On the other hand, there was a woman (one on the "shoulda married her" list) who stayed with me here for a week, on the understanding that after that we'd rent a car and drive through France. It was a fantastic visit, and a fantastic trip, and what I admired her most for was the day, when the trip through France was almost over and we were in the hotel, when she asked "Hey, could you do me a favor?" "Sure, what?" "Could you disappear for about two hours? You're beginning to get on my nerves." So I spent a couple of hours walking around Bourges, not a horrible thing to do, even though the weather sucked. When I got back, we were just fine. Sad to say, though, she was already married at that point, but the forthrightness is worth noting.
I'd like to meet the woman who could get me to go camping for one night, let alone two weeks, though. There's a reason we've been endowed with the ability to conceptualize, build, run, and stay in hotels. If she could do it, she'd be a doozy. Or I'd be besotted beyond anything I've yet experienced.

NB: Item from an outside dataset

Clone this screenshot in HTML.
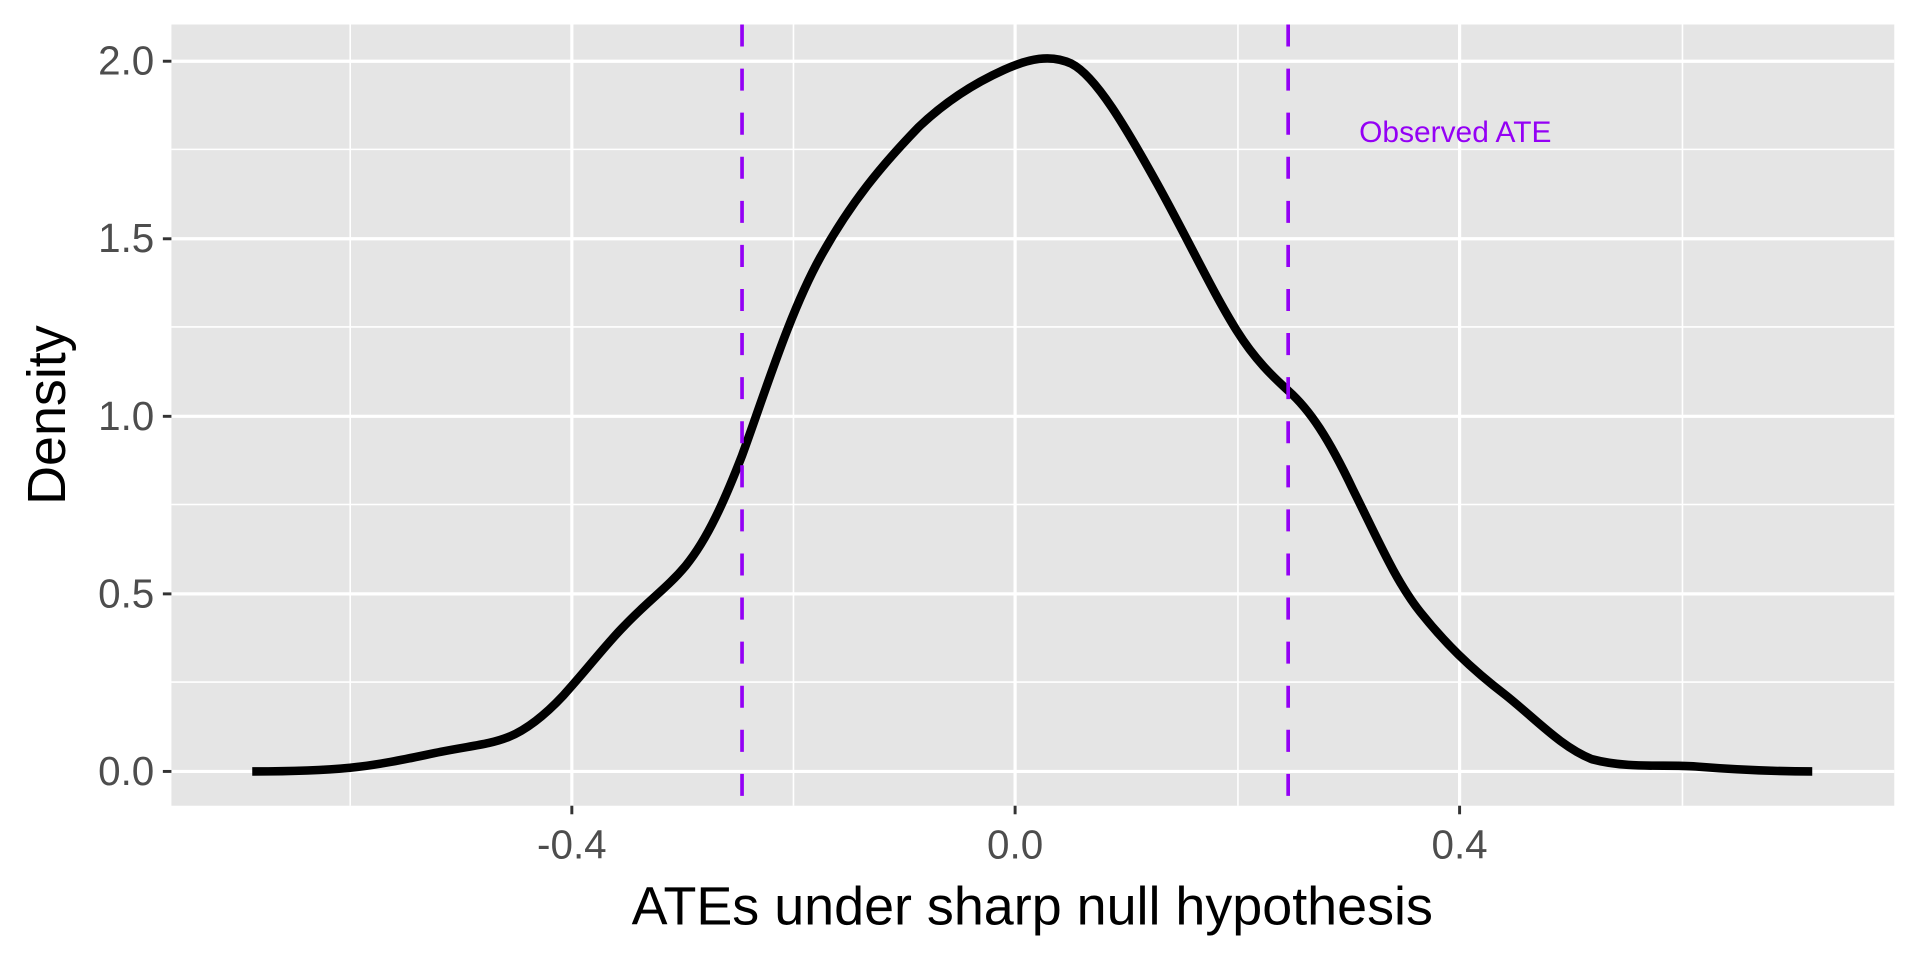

Here here! I agree with Ed.
the camping / traveling "litmus" test is a good test.
I completely concur. I asked my hubby to travel with me to visit a girlfriend who'd just had a baby when we were first going out. I was shocked when he said "sure!" & even more shocked when he actually got on the plane to South Carolina with me and we actually had a great time. Just traveling with someone (via plane,train, auto)is really a great test of one's/both's ability to be flexible, creative, roll with the ups and downs and indiosyncracies of life, etc. etc. etc. and if you can get thru traveling without killing each other (and better yet being forthright enuf to ask for a break when ones nerves are frayed - being given space and no one's feelings got hurt in the meanwhile)-- then the rest of life is surely to be a cakewalk - or at least u know you can work it out together.
So 3 cheers for the traveling/camping test for friends, business partners and partners of life.
Huzzah!
PB
And I remembered something tangential here. In the early 19th century, Napoleon's troops occupied Berlin. Naturally, being French soldiers, they were eyeing the German girls, and would say to them "Venez a ma tente!" ("Come to my tent!")
Somehow this morphed into a German expression, using German words, which I don't remember at the moment, but which sounded like it yet made no sense in terms of the actual words. But the meaning was "Don't do something foolish."
I shall remember this if some woman ever asks me to come to her tent.